In modern times, energy storage is an everyday obstacle. Keeping your phone, kindle, laptop, and even your car charged is a constant reminder of the way storing electrical charges efficiently and speedily is essential to our way of life. Activated carbon supercapacitors have been the middle ground between rechargeable batteries and electrolytic capacitors since their invention in the mid twentieth century. At their most basic, they consist of a metal plate known as a base with one side covered in activated carbon mixed with polyurethane (a glue-like material). A thin layer of electrolyte is then placed on top and another base with carbon is sandwiched to the other side. Their advantages lie in the way they store charge in the electric field, unlike batteries, which store charge in chemical reactions within the battery. Because of this difference, they can be charged very rapidly and do not wear out as chemical batteries do.
In this experiment, activated carbon supercapacitors were created from scratch using polyurethane, activated carbon phosphoric acid, and a few types of metal. The goal was to optimize energy storage within the supercapacitors and find which fabrication methods were best at storing charge. To that effect, several generations of capacitors were created using copper, brass, and aluminum bases, as well as different electrolyte acids within the capacitor. Ranging from totally unworkable prototypes to a whole farad of capacitance, each generation of capacitors worked better than the last.

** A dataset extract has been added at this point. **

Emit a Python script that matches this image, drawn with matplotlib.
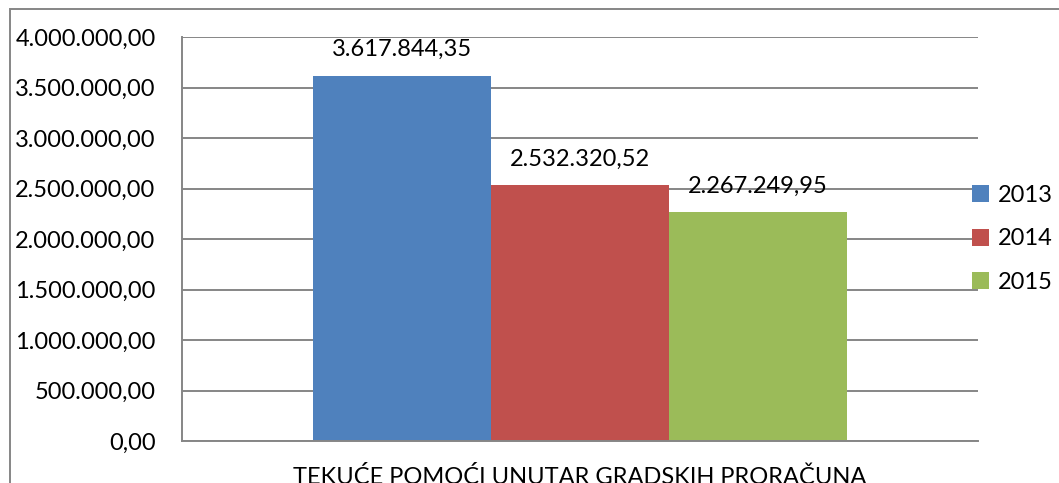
import matplotlib
matplotlib.use("Agg")
import matplotlib.pyplot as plt
from matplotlib.patches import Rectangle

category = "TEKUĆE POMOĆI UNUTAR GRADSKIH PRORAČUNA"
years = ["2013", "2014", "2015"]
values = [3617844.35, 2532320.52, 2267249.95]
colors = ["#4F81BD", "#C0504D", "#9BBB59"]
yticks = [0, 500000, 1000000, 1500000, 2000000, 2500000, 3000000, 3500000, 4000000]

def fmt(v):
    s = f"{v:,.2f}"
    return s.replace(",", "X").replace(".", ",").replace("X", ".")

plt.rcParams["font.family"] = ["Lato", "DejaVu Sans"]
W, H = 1059, 483
fig = plt.figure(figsize=(W / 100, H / 100), dpi=100)
ax = fig.add_axes([182 / W, 1 - 441 / H, (978 - 182) / W, (441 - 37) / H])

grid_c = "#868686"
bw = 0.2233
offsets = [-bw, 0, bw]
for yr, v, c, o in zip(years, values, colors, offsets):
    ax.bar(o, v, width=bw, color=c, label=yr, zorder=3)
    ax.annotate(fmt(v), (o, v), xytext=(0, 11), textcoords="offset points",
                ha="center", va="bottom", fontsize=17, color="black")

ax.set_xlim(-0.5, 0.5)
ax.set_ylim(0, 4000000)
ax.set_yticks(yticks)
ax.set_yticklabels([fmt(t) for t in yticks], fontsize=17)
ax.set_xticks([0])
ax.set_xticklabels([category], fontsize=17)
ax.tick_params(axis="both", length=0)
ax.tick_params(axis="y", pad=19)
ax.tick_params(axis="x", pad=18)
ax.grid(axis="y", color=grid_c, linewidth=1.4, zorder=0)
for s in ["top", "right"]:
    ax.spines[s].set_visible(False)
for s in ["left", "bottom"]:
    ax.spines[s].set_color(grid_c)
    ax.spines[s].set_linewidth(1.4)
    ax.spines[s].set_zorder(4)

leg = ax.legend(loc="center left", bbox_to_anchor=(0.98, 0.5), frameon=False,
                fontsize=17, handlelength=0.75, handleheight=0.75,
                handletextpad=0.35, labelspacing=0.95, borderaxespad=0)

fig.patches.append(Rectangle((10 / W, -0.1), 1.2, 1 - 9 / H + 0.1,
                             transform=fig.transFigure, fill=False,
                             edgecolor=grid_c, linewidth=1.4))

fig.savefig("out.png", dpi=100)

The final generation of capacitors were constructed in order to test a hypothesis about the activated carbon layer. Five were made, with two having a higher concentration of activated carbon and three having a lower concentration; after being made, one of the higher and one of the lower concentration were sprinkled with larger grain carbon to increase surface area and contact with the electrolyte. The capacitor with higher concentration of activated carbon and sprinkles was found to have the highest capacitance.
This finding allows us to make more efficient energy storage methods that could be used to replace batteries in the future. It also demonstrates that we can replace harmful components of electrical systems with readily available and ecologically friendly components and cause less destruction of the earth.